* [GIVEN INFORMATION]
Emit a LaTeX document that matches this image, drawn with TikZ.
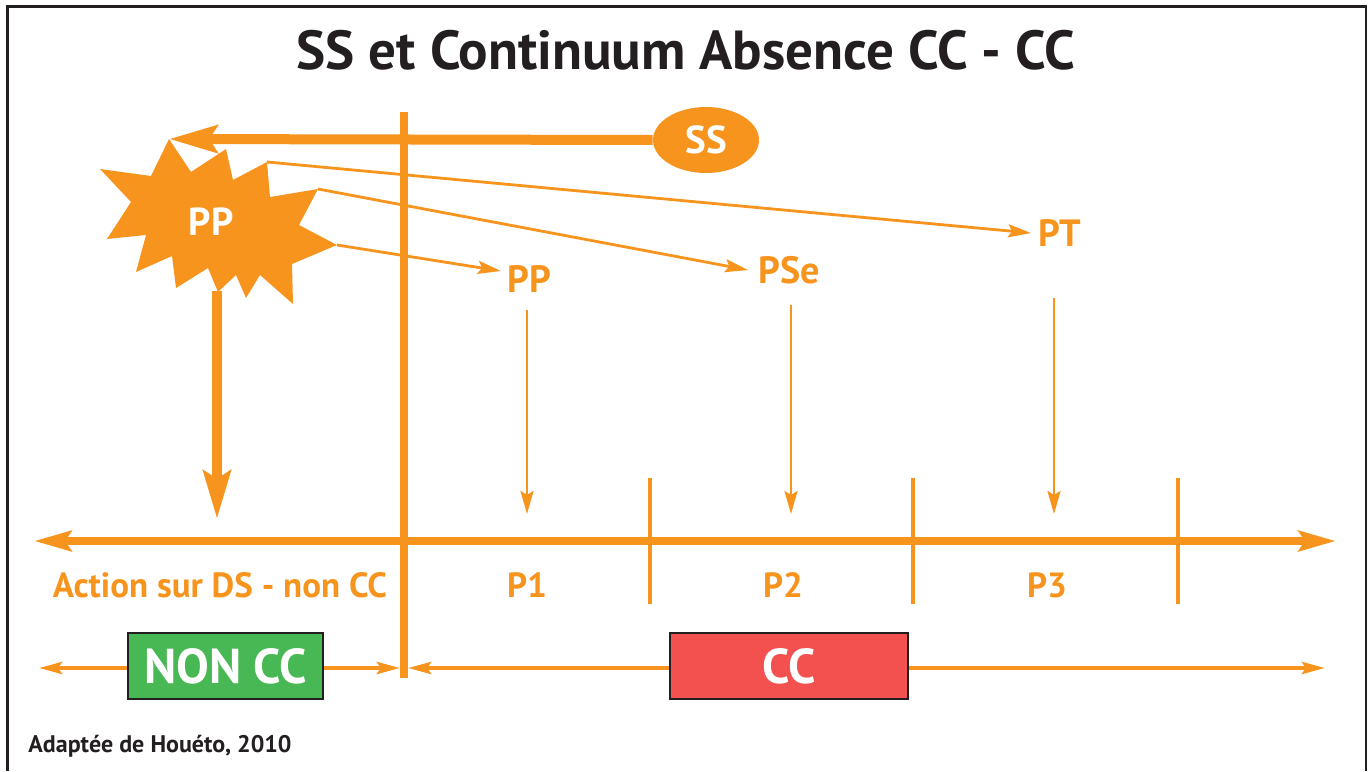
\documentclass[tikz,border=0pt]{standalone}
\usepackage{fontspec}
\setmainfont{PT Sans}
\usepackage{xcolor}
\usetikzlibrary{arrows.meta,positioning,shapes.geometric}

\definecolor{ccorange}{HTML}{F7941D}
\definecolor{ccgreen}{HTML}{48B854}
\definecolor{ccred}{HTML}{F35050}
\definecolor{ccdark}{HTML}{231F20}

\tikzset{
	bigarrow/.style={ccorange,line width=5pt,-{Stealth[length=24pt,width=13.5pt,inset=4pt]}},
	finearrow/.style={ccorange,line width=1.4pt,-{Stealth[length=11.5pt,width=6.5pt,inset=2pt]}},
	axisline/.style={ccorange,line width=4pt,{Stealth[length=18.5pt,width=10pt,inset=3pt]}-{Stealth[length=18.5pt,width=10pt,inset=3pt]}},
	botarrow/.style={ccorange,line width=2.2pt,-{Stealth[length=11.5pt,width=6pt,inset=2pt]}},
	lbl/.style={text=ccorange,inner sep=0pt,font=\bfseries\fontsize{19}{20}\selectfont},
	axlbl/.style={text=ccorange,inner sep=0pt,font=\bfseries\fontsize{17.5}{19}\selectfont},
	ccbox/.style={draw=ccdark,line width=1.2pt,text=white,inner sep=0pt,minimum height=33pt,font=\bfseries\fontsize{24.5}{26}\selectfont}
}

\begin{document}
\begin{tikzpicture}[x=0.5pt,y=-0.5pt]
	\useasboundingbox (0,0) rectangle (1370,771);
	% frame
	\draw[ccdark,line width=1.1pt] (7.5,771) -- (7.5,6.5) -- (1366,6.5) -- (1366,771);
	
	\node[text=ccdark,font=\bfseries\fontsize{27.5}{30}\selectfont] (title) at (686,50) {SS et Continuum Absence CC - CC};
	
	% main vertical line
	\coordinate (vtop) at (404,112);
	\coordinate (vbot) at (404,678);
	\draw[ccorange,line width=4pt] (vtop) -- (vbot);
	
	% star PP
	\foreach \px/\py [count=\i] in {169/139,191/172,226/149,233/180,267/162,270/197,318/189,299/225,337/245,292/264,293/304,260/275,246/298,236/275,218/292,208/268,176/288,172/256,136/272,146/235,107/239,131/202,100/169,151/176}
		\coordinate (pp\i) at (\px,\py);
	\fill[ccorange] (pp1) \foreach \i in {2,...,24} {-- (pp\i)} -- cycle;
	\node[text=white,font=\bfseries\fontsize{19.5}{20}\selectfont] (star) at (211,222) {PP};
	
	% SS
	\node[ellipse,fill=ccorange,inner sep=0pt,minimum width=53pt,minimum height=33pt,text=white,font=\bfseries\fontsize{19.5}{20}\selectfont] (ss) at (706,140) {SS};
	\draw[bigarrow] (ss.west) -- (pp1);
	
	% labels
	\node[lbl] (lblpp) at (529,279) {PP};
	\node[lbl] (lblpse) at (789,270) {PSe};
	\node[lbl] (lblpt) at (1060,233) {PT};
	\draw[finearrow] (pp9) -- ([xshift=-3pt,yshift=4pt]lblpp.west);
	\draw[finearrow] (pp7) -- ([xshift=-5pt]lblpse.west);
	\draw[finearrow] (pp5) -- ([xshift=-3.5pt]lblpt.west);
	
	% down arrows
	\coordinate (p1top) at (527,310);
	\coordinate (p1end) at (527,514);
	\coordinate (p2top) at (791,305);
	\coordinate (p2end) at (791,514);
	\coordinate (p3top) at (1054,298);
	\coordinate (p3end) at (1054,514);
	\draw[finearrow] (p1top) -- (p1end);
	\draw[finearrow] (p2top) -- (p2end);
	\draw[finearrow] (p3top) -- (p3end);
	\coordinate (ppbot) at (217,291);
	\coordinate (ppend) at (217,519);
	\draw[bigarrow] (ppbot) -- (ppend);
	
	% axis
	\coordinate (axl) at (34,541);
	\coordinate (axr) at (1336,541);
	\draw[axisline] (axl) -- (axr);
	\foreach \tx in {650,913,1178}
		\draw[ccorange,line width=2pt] (\tx,478) -- (\tx,604);
	
	\node[axlbl] (act) at (220,585) {Action sur DS - non CC};
	\node[axlbl] (pa) at (527,585) {P1};
	\node[axlbl] (pb) at (783,585) {P2};
	\node[axlbl] (pc) at (1047,585) {P3};
	
	% bottom row
	\node[ccbox,fill=ccgreen,minimum width=97.5pt] (noncc) at (225.5,666) {NON CC};
	\node[ccbox,fill=ccred,minimum width=119pt] (cc) at (789,666) {CC};
	\coordinate (bl) at (39,668);
	\coordinate (bm1) at (400,668);
	\coordinate (bm2) at (408,668);
	\coordinate (br) at (1325,668);
	\draw[botarrow] (noncc.west |- bl) -- (bl);
	\draw[botarrow] (noncc.east |- bm1) -- (bm1);
	\draw[botarrow] (cc.west |- bm2) -- (bm2);
	\draw[botarrow] (cc.east |- br) -- (br);
	
	\node[anchor=base west,text=ccdark,inner sep=0pt,font=\bfseries\fontsize{12}{14}\selectfont] (src) at (28,752) {Adaptée de Houéto, 2010};
\end{tikzpicture}
\end{document}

* [AIM]
Pictures stay out. Repeat only the lines from the beginning of the data through the line that has "(star) at (211,222)".

* [FULL RESPONSE]
Emit a LaTeX document that matches this image, drawn with TikZ.
\documentclass[tikz,border=0pt]{standalone}
\usepackage{fontspec}
\setmainfont{PT Sans}
\usepackage{xcolor}
\usetikzlibrary{arrows.meta,positioning,shapes.geometric}

\definecolor{ccorange}{HTML}{F7941D}
\definecolor{ccgreen}{HTML}{48B854}
\definecolor{ccred}{HTML}{F35050}
\definecolor{ccdark}{HTML}{231F20}

\tikzset{
	bigarrow/.style={ccorange,line width=5pt,-{Stealth[length=24pt,width=13.5pt,inset=4pt]}},
	finearrow/.style={ccorange,line width=1.4pt,-{Stealth[length=11.5pt,width=6.5pt,inset=2pt]}},
	axisline/.style={ccorange,line width=4pt,{Stealth[length=18.5pt,width=10pt,inset=3pt]}-{Stealth[length=18.5pt,width=10pt,inset=3pt]}},
	botarrow/.style={ccorange,line width=2.2pt,-{Stealth[length=11.5pt,width=6pt,inset=2pt]}},
	lbl/.style={text=ccorange,inner sep=0pt,font=\bfseries\fontsize{19}{20}\selectfont},
	axlbl/.style={text=ccorange,inner sep=0pt,font=\bfseries\fontsize{17.5}{19}\selectfont},
	ccbox/.style={draw=ccdark,line width=1.2pt,text=white,inner sep=0pt,minimum height=33pt,font=\bfseries\fontsize{24.5}{26}\selectfont}
}

\begin{document}
\begin{tikzpicture}[x=0.5pt,y=-0.5pt]
	\useasboundingbox (0,0) rectangle (1370,771);
	% frame
	\draw[ccdark,line width=1.1pt] (7.5,771) -- (7.5,6.5) -- (1366,6.5) -- (1366,771);
	
	\node[text=ccdark,font=\bfseries\fontsize{27.5}{30}\selectfont] (title) at (686,50) {SS et Continuum Absence CC - CC};
	
	% main vertical line
	\coordinate (vtop) at (404,112);
	\coordinate (vbot) at (404,678);
	\draw[ccorange,line width=4pt] (vtop) -- (vbot);
	
	% star PP
	\foreach \px/\py [count=\i] in {169/139,191/172,226/149,233/180,267/162,270/197,318/189,299/225,337/245,292/264,293/304,260/275,246/298,236/275,218/292,208/268,176/288,172/256,136/272,146/235,107/239,131/202,100/169,151/176}
		\coordinate (pp\i) at (\px,\py);
	\fill[ccorange] (pp1) \foreach \i in {2,...,24} {-- (pp\i)} -- cycle;
	\node[text=white,font=\bfseries\fontsize{19.5}{20}\selectfont] (star) at (211,222) {PP};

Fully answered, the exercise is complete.